It will be “National Candy Day.” In many respects, it will be another weekday in the midst of a global pandemic.
And yet, people could be waking up to an America on the verge of political transformation if the presidential contest is decided — or one gripped by days or weeks of uncertainty over the outcome. (It wasn’t until the early hours of November 9, 2016, the day after the election, that Hillary Clinton called Donald Trump to concede the race — and this year’s vote counting may well take a lot longer.)
“American history is filled with moments of change so fundamental that even in retrospect they seem remarkable,” wrote filmmaker Ken Burns. He compared today’s prospects of change to the 1932 election, where a once-popular President Herbert Hoover was trounced by Franklin Delano Roosevelt because he couldn’t change course to ease the suffering of ordinary Americans in the Great Depression.
Coverage of the campaign doesn’t always pay a lot of attention to those in the middle, but they are key to the outcome. Daniel Lubetzky, who founded KIND Snacks, describes himself as a moderate. When Trump was elected, he wrote, “I resisted jumping on the bandwagon of the fervent resisters or die-hard supporters and chose to evaluate the facts as they played out. Because I love my country, I hoped that Trump’s competitive spirit would drive him to do well by the American people.”
A word of caution
Still, on Tuesday there will be huge attention paid to what happens at the polls. And election law experts Richard Hasen and Richard Pildes warn us to be cautious. When an election takes place over 50 states and in thousands of polling places, glitches are inevitable — and often innocuous. “With commentators floating the possibility of a Constitutional crisis, a civil war, breaches in our electronic voting machines and other worst-case scenarios, hypervigilant voters and the media must be careful not to undermine our elections by giving excessive play to typical Election Day problems or hastily spreading viral posts before the facts are verified,” they wrote.
The courts step in
Republicans and Democrats have flooded the courts with last-minute election-related cases as each side maneuvers for maximum advantage, with a particular focus on the US Supreme Court and the newest member of its conservative bloc, Justice Amy Coney Barrett. She didn’t participate in rulings this week that enabled Pennsylvania and North Carolina authorities to count mail-in ballots received after Election Day.

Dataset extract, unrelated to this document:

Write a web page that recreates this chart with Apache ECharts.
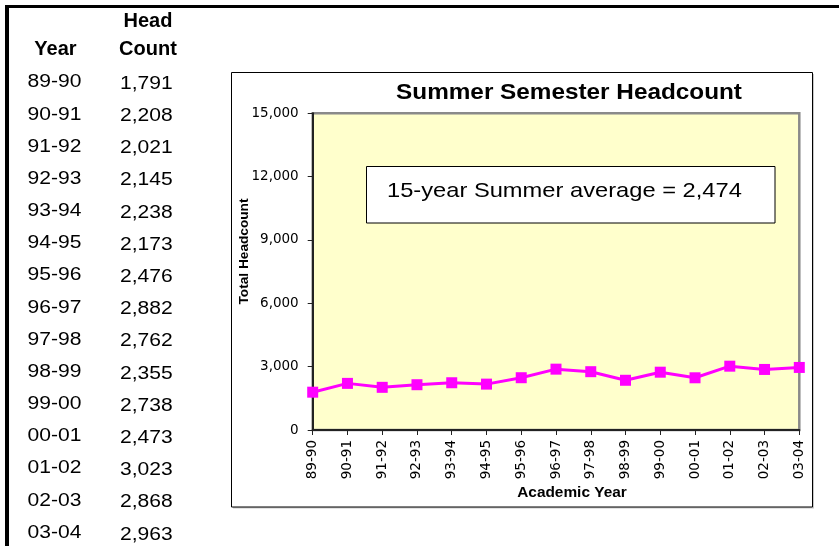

In the final hours of the campaign, Trump and Biden hopscotched the country, trying to shore up their chances in the swing states.
The closing days of the campaign coincided with a new surge of Covid-19 cases around the country. White House Chief of Staff Mark Meadows told CNN’s Jake Tapper, “We are not going to control the pandemic,” and in doing so, he summed up the fears many have about Trump’s presidency.
As Laurie Garrett pointed out, the President signed a little-noticed executive order that could have a profound effect on the future ability of federal officials to freely follow the science on the pandemic. “It appears to stifle the President’s opponents within the government, posing a particular danger should it affect policymakers who are working tirelessly to fight the Covid-19 epidemic.”
For more on the election:
What comes next?
In a new series for CNN Opinion anchored by SE Cupp, commentators are examining the issues that should be on the agenda of the next President, regardless of who wins.
What the world thinks
Four years ago, Russian President Vladimir Putin’s regime expected and feared that Hillary Clinton would be elected president, wrote Mikhail Fishman, former editor in chief of the Moscow Times. “Clinton was hawkish on Russia and was expected to marshal a coalition of Western leaders to try to isolate Russia,” he noted. Now the calculation is roughly similar.
Happy birthday, Kim Kardashian
It wasn’t the idea of a 40th birthday party that riled up some of Kim Kardashian’s more than 200 million social media followers. It was the way she shared it.
“To celebrate, the television personality threw herself a big party on a private island and invited along a few dozen friends,” wrote Peggy Drexler.
To her credit, Kardashian acknowledged “how privileged my life is” and how it is “so far out of reach” for most people.
“Everyone deserves some moments of happiness right now,” Drexler wrote. “We should not all be forced to suffer at all times and in all ways just because others are suffering. But a famous person flaunting privilege in this way, right now, is not necessary.”